In the early days of Electric Cars, this was a serious risk. You had two choices: go with battery technology that could hold a charge for a long time and end up with a very heavy car or use lighter, more modern battery packs that limit range and life.

Fortunately, scientists have been hard at work on the development of ever more potent battery technology for electric cars. In addition to seeking lighter batteries that last longer, produce more power and recharge more quickly, science also needs to help us find batteries that are safer. Nobody can afford to have batteries leak harmful substances or burst into flame.


The final ingredient in the recipe for Electric Cars success is ensuring the batteries have a minimal effect on the environment. Both the production of batteries and their disposal need to be managed carefully to ensure our green cars aren’t indirectly damaging Mother Earth.

The proliferation of electronic devices has caused a corresponding explosion in the search for ever more exotic materials.
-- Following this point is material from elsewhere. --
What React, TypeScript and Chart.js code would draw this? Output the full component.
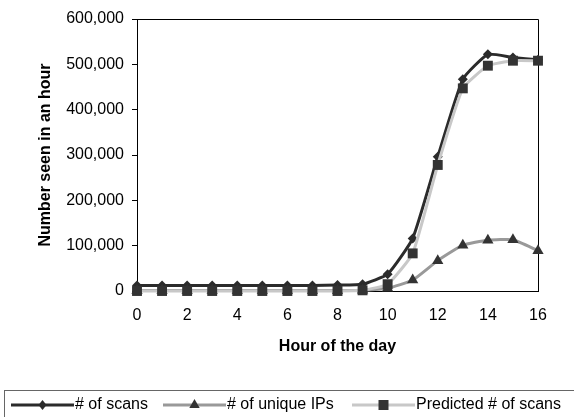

Countries like Bolivia are anxiously guarding vast reservoirs of elements like lithium that are difficult to extract without great harm to the local environment.

One of the benefits of the rise of fast mobile internet, Twitter and Facebook is that information travels faster, farther and more freely. Automakers today cannot afford to sell us green cars that we then discover are really having a toxic effect on the environment.

As a result, the companies and researchers involved in the development and production of current and future models of electric vehicles know they have to continue working hard on battery technology. They’re not just seeking faster cars with greater range; they’re hoping to find the Holy Grail – electric cars that truly have no damaging effect on Earth’s limited resources.


Perhaps one day, we’ll be able to just dump our household waste into our cars. They’ll munch through cardboard boxes, banana skins, old shoes and teabags, generating the power we need to get to the supermarket and stock up on those things again. After the shopping run, the only thing the car will spit out will be clean air and clean water.

In the meantime, let’s take a quick look at the work of one of the biggest names in electric cars. Tesla Motors is known by all car buffs for producing a zippy electric sports car based on a chassis from British company Lotus.

In order to accelerate from a standstill to 60mph in less than four seconds, the Tesla Roadster needs some pretty fancy batteries. Tesla, however, didn’t sacrifice its pursuit of environmental friendliness just to produce a covetable sports car.

The Roadster uses a battery pack made up of lithium cells. Despite all of the advances in battery technology, however, these battery packs do have a finite life, especially when car owners need a reasonable driving range on each charge.

Eventually, the Roadster’s battery pack will no longer be able to provide the same acceleration and range. What happens then? Well, legally speaking, these batteries could actually just be dumped in the ground.

The Roadster’s batteries don’t contain any toxic materials or heavy metals. Production of the battery packs meets UK standards on the Restriction of Hazardous Substances (RoHS). The batteries are made in Japan, where relatively tight environmental laws are complied with.

Though it is possible to repurpose batteries like this for other, less-demanding applications, they do eventually have to be discarded. The battery packs are broken down physically and their component batteries are basically smashed into little pieces.

Once they have been ‘pulped’, the different elements are separated. Elements like aluminium, cobalt, nickel and copper are collected for re-use. Other materials like plastics can also potentially be turned into other reusable forms.

These are early days in the business of reprocessing and disposing batteries, however. Tesla Motors continues to work with various partners in a bid to further reduce the environmental costs of producing all components in its cars and to find more efficient means of handling old batteries.

In short Electric Vehicles promise to be the cars of the future providing they can produce the batteries more effectively.